1D VES, 2D imaging survey and 3D ERT survey
The greatest limitation of the resistivity sounding method is that it does not take into account horizontal changes in the subsurface resistivity. A more accurate model of the subsurface is a two-dimensional (2-D) model where the resistivity changes in the vertical direction, as well as in the horizontal direction along the survey line. In this case, it is assumed that resistivity does not change in the direction that is perpendicular to the survey line. In many situations, particularly for surveys over elongated geological bodies, this is a reasonable assumption.
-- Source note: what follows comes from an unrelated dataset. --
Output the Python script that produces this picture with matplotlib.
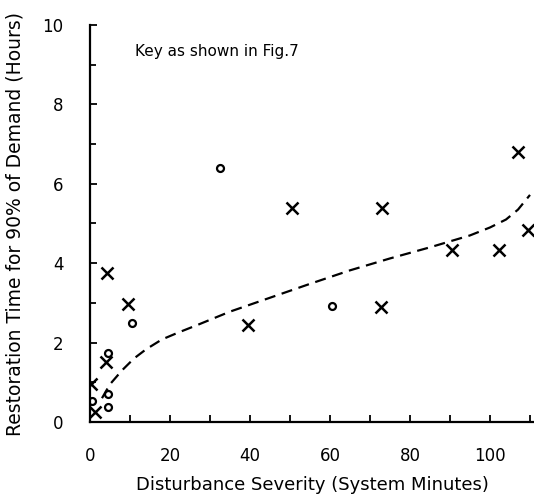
import matplotlib
matplotlib.use("Agg")
import matplotlib.pyplot as plt
from matplotlib.ticker import MultipleLocator, FixedLocator, FixedFormatter

# crosses
x_cross = [0.3, 1.2, 4.0, 4.2, 9.4, 39.6, 50.4, 72.9, 72.7, 90.4, 102.3, 107.0, 109.6]
y_cross = [0.95, 0.25, 1.52, 3.75, 2.96, 2.44, 5.38, 5.38, 2.9, 4.33, 4.33, 6.81, 4.84]

# circles
x_circle = [0.4, 4.6, 4.6, 4.6, 10.4, 32.5, 60.4]
y_circle = [0.52, 0.39, 0.70, 1.73, 2.5, 6.39, 2.92]

# dashed trend
x_curve = [3, 5, 8, 11, 14, 18, 22, 27, 35, 45, 55, 65, 75, 85, 95, 100, 104, 107, 110]
y_curve = [0.6, 0.95, 1.3, 1.6, 1.83, 2.08, 2.25, 2.45, 2.78, 3.13, 3.48, 3.82, 4.12, 4.4, 4.7, 4.9, 5.1, 5.35, 5.72]

x_ticks = list(range(0, 111, 10))
x_labels = ["0", "", "20", "", "40", "", "60", "", "80", "", "100", ""]

plt.rcParams['font.family'] = ['DejaVu Sans']

fig = plt.figure(figsize=(5.34, 5.0), dpi=100)
ax = fig.add_axes([0.1685, 0.156, 0.8315, 0.794])

ax.plot(x_curve, y_curve, color='black', linestyle=(0, (5, 3)), linewidth=1.6)
ax.plot(x_cross, y_cross, linestyle='none', marker='x', color='black',
        markersize=8, markeredgewidth=1.8)
ax.plot(x_circle, y_circle, linestyle='none', marker='o', markerfacecolor='white',
        markeredgecolor='black', markersize=5, markeredgewidth=1.6)

ax.set_xlim(0, 111)
ax.set_ylim(0, 10)

ax.spines['top'].set_visible(False)
ax.spines['right'].set_visible(False)
ax.spines['left'].set_linewidth(1.6)
ax.spines['bottom'].set_linewidth(1.6)

ax.xaxis.set_major_locator(FixedLocator(x_ticks))
ax.xaxis.set_major_formatter(FixedFormatter(x_labels))
ax.yaxis.set_major_locator(MultipleLocator(2))
ax.yaxis.set_minor_locator(MultipleLocator(1))

ax.tick_params(axis='x', direction='in', length=5, width=1.3, pad=18, labelsize=12)
ax.tick_params(axis='y', which='major', direction='in', length=5, width=1.3, pad=19, labelsize=12)
ax.tick_params(axis='y', which='minor', direction='in', length=4, width=1.3)

ax.set_xlabel("Disturbance Severity (System Minutes)", fontsize=13, labelpad=8)
ax.set_ylabel("Restoration Time for 90% of Demand (Hours)", fontsize=13.5, labelpad=13)

ax.text(11.2, 9.32, "Key as shown in Fig.7", fontsize=11, va='center', ha='left')

fig.savefig("out.png", dpi=100)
In theory, a 3-D resistivity survey and interpretation model should be even more accurate.
However, at the present time, 2-D surveys are the most practical economic compromise between obtaining very accurate results and keeping the survey costs down.Typical 1-D resistivity sounding surveys usually involve about 10 to 20 readings, while 2-D imaging surveys involve about 100 to 1000 measurements. In comparison, a 3-D survey might involve several thousand measurements. The cost of a typical 2-D survey could be several times the cost of a 1-D sounding survey, and is probably comparable with a seismic refraction survey.
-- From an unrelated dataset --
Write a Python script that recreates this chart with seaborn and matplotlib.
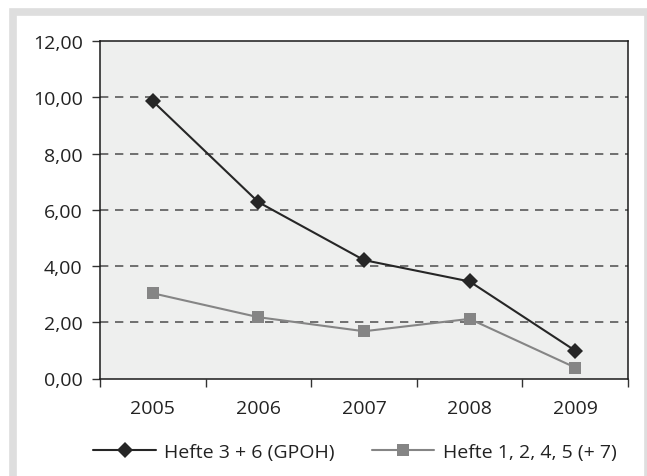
import matplotlib
matplotlib.use("Agg")
import matplotlib.pyplot as plt
from matplotlib import font_manager
from matplotlib.patches import Rectangle
import seaborn as sns
import pandas as pd

years = ["2005", "2006", "2007", "2008", "2009"]
series_a_name = "Hefte 3 + 6 (GPOH)"
series_a = [9.86, 6.27, 4.21, 3.45, 0.99]
series_b_name = "Hefte 1, 2, 4, 5 (+ 7)"
series_b = [3.03, 2.18, 1.68, 2.12, 0.39]
y_ticks = [0, 2, 4, 6, 8, 10, 12]

sns.set_theme(style="white")
avail = {f.name for f in font_manager.fontManager.ttflist}
fam = next((f for f in ["Open Sans", "Liberation Sans", "DejaVu Sans"] if f in avail))
plt.rcParams["font.family"] = [fam, "DejaVu Sans"]

df = pd.DataFrame({
    "pos": list(range(len(years))) * 2,
    "val": series_a + series_b,
    "series": [series_a_name] * len(years) + [series_b_name] * len(years),
})

W, H = 647, 477
fig = plt.figure(figsize=(W / 100, H / 100), dpi=100)
fig.patch.set_facecolor("white")
# gray frame
fig.patches.append(Rectangle((12.85 / W, -0.1), (647.5 - 12.85) / W, 1.1 - 12.85 / H,
                             transform=fig.transFigure, facecolor="none",
                             edgecolor="#dedede", linewidth=5.5, zorder=0))

ax = fig.add_axes([100 / W, 1 - 379.5 / H, 528 / W, 337.5 / H])
ax.set_facecolor("#eeefee")

palette = {series_a_name: "#262626", series_b_name: "#858585"}
markers = {series_a_name: "D", series_b_name: "s"}
sns.lineplot(data=df, x="pos", y="val", hue="series", style="series", palette=palette,
             markers=markers, dashes=False, ax=ax, linewidth=1.5, markersize=8,
             markeredgewidth=0, legend=True)
for ln in ax.get_lines():
    if ln.get_marker() in ("D", "s"):
        ln.set_markersize(8.5)

FS = 14
ax.set_xlim(-0.5, len(years) - 0.5)
ax.set_ylim(0, 12)
ax.set_yticks(y_ticks)
ax.set_yticklabels([f"{v:.2f}".replace(".", ",") for v in y_ticks], fontsize=FS, color="#222222")
ax.set_xticks([i - 0.5 for i in range(len(years) + 1)])
ax.set_xticklabels([])
ax.set_xticks(range(len(years)), minor=True)
ax.set_xticklabels(years, minor=True, fontsize=FS, color="#222222")
ax.tick_params(axis="x", which="major", direction="out", length=5.5, width=1, color="#333333", bottom=True)
ax.tick_params(axis="x", which="minor", length=0, pad=15)
ax.tick_params(axis="y", direction="out", length=6, width=1, color="#333333", left=True, pad=6.5)
ax.set_xlabel("")
ax.set_ylabel("")

for y in y_ticks[1:-1]:
    ax.axhline(y, color="#5a5a5a", linewidth=1.2, linestyle=(0, (5, 4)), zorder=0.5)

for s in ax.spines.values():
    s.set_visible(True)
    s.set_color("#1a1a1a")
    s.set_linewidth(1.1)

handles, labels = ax.get_legend_handles_labels()
ax.legend(handles, labels, loc="center", bbox_to_anchor=(355 / W, 1 - 453 / H),
          bbox_transform=fig.transFigure, ncol=2, frameon=False, fontsize=FS,
          handlelength=3.2, handletextpad=0.45, columnspacing=1.9, labelcolor="#222222")

fig.savefig("out.png", dpi=100)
In many geological situations, 2-D electrical imaging surveys can give useful results that are complementary to the information obtained by other geophysical methods. For example, seismic methods can map undulating interfaces well, but will have difficulty (without using advanced data processing techniques) in mapping discrete bodies such as boulders, cavities and pollution plumes. Ground radar surveys can provide more detailed pictures but have very limited depth penetration in areas with conductive unconsolidated sediments, such as clayey soils. Two- dimensional electrical surveys can be used in conjunction with seismic or GPR surveys as they provide complementary information about the subsurface.